I’m currently dealing with an optimization issue involving the fdiv and fsqrt instructions in the context of AArch64. The core of the problem lies in the separation of these instructions into different basic blocks due to a conditional statement at the end of the function, which would require me to pattern match across basic blocks.
From this GitHub issue, the example illustrates how the division (fdiv) is placed into a different block from the square root operation (fsqrt), making it challenging to match and optimize them together.
Here’s the relevant code:
double res, res2, tmp;
void foo (double a, double b, int c, int d) {
tmp = 1.0 / __builtin_sqrt (a); // fdiv & fsqrt
res = tmp * tmp;
if (d)
res2 = a * tmp; // fdiv
}
Has anyone encountered a similar issue or have suggestions on how to handle pattern matching across basic blocks? Any insights or guidance would be greatly appreciated!
I am an Outreachy intern, and my previous work has involved the SelectionDAG, where I wrote a custom lowering for another optimization. I am not tied to a specific area, as my internship description is “Improve AArch64 performance,” and this issue is on the list of potential tasks I could tackle.

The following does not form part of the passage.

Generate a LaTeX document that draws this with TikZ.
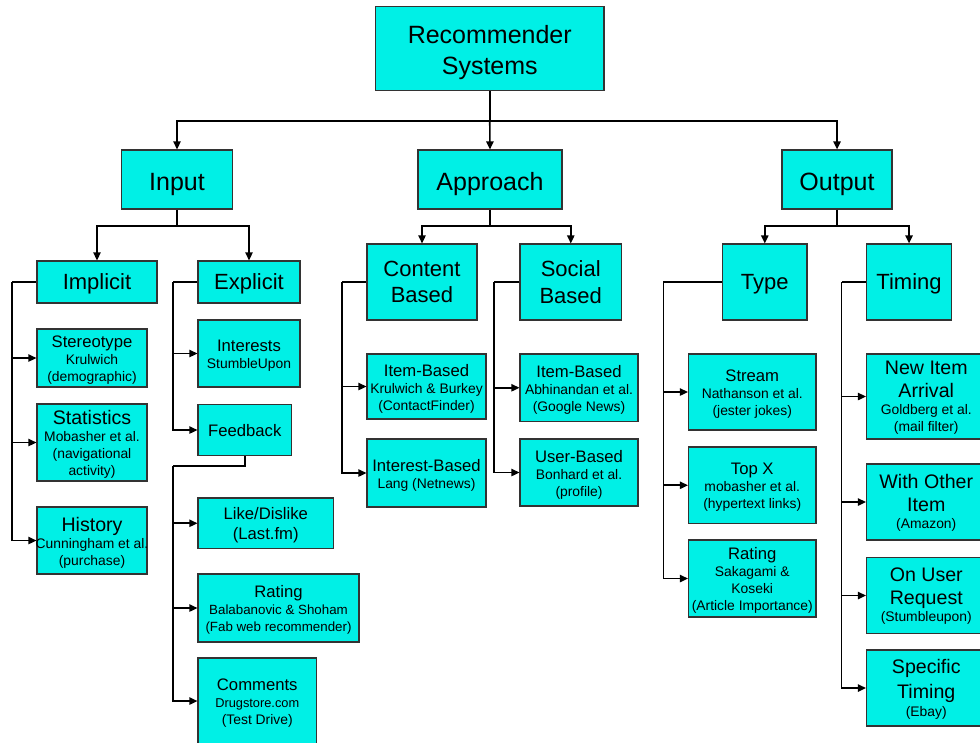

From my research, it appears that the SelectionDAG may not be suitable for addressing the current optimization issue, so I am currently exploring GlobalISel.
At this point I am not yet familiar with the codebase, so I am navigating through the documentation to figure out what I am looking for.
SelectionDag has limitations for cross basic block optimizations. GlobalIsel works at function-scope. If you are not tied to AArch64 assembler, you could also try LLVM-IR. It has more tools and analyses.